→ **Exercise requirements**: Please report every line from the material that contains the word "matplotlib".

→ **Source data**:
<<<<

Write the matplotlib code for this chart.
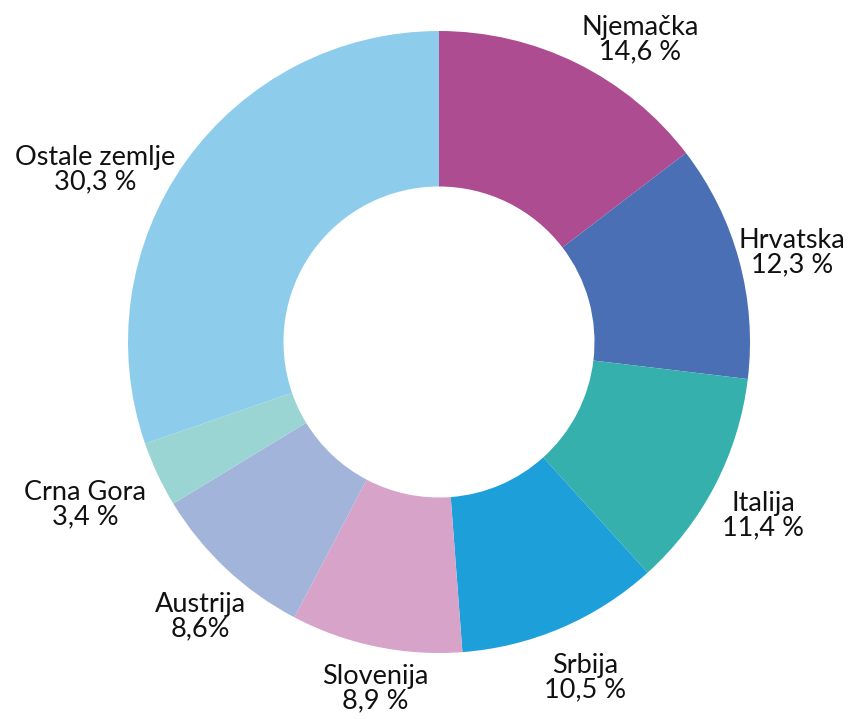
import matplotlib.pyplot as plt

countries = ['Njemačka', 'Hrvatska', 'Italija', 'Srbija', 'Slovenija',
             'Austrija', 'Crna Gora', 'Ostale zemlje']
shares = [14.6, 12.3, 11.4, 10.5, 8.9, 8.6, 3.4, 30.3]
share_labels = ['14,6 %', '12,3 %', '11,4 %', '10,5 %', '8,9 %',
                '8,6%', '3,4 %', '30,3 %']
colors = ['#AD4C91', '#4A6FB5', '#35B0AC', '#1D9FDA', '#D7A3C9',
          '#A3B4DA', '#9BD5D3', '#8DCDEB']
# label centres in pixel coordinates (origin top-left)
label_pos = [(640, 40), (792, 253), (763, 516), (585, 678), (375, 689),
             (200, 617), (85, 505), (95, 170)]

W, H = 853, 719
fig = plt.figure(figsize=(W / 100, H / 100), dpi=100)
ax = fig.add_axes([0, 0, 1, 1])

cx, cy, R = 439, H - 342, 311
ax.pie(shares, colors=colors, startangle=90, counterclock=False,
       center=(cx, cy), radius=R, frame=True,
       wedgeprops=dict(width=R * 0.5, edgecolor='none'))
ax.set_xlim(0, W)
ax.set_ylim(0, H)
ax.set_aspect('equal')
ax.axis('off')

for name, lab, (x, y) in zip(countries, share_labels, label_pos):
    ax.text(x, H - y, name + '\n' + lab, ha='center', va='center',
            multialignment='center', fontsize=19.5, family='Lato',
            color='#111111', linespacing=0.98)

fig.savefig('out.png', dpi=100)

>>>>

→ **Written reply**:
Write the matplotlib code for this chart.
import matplotlib.pyplot as plt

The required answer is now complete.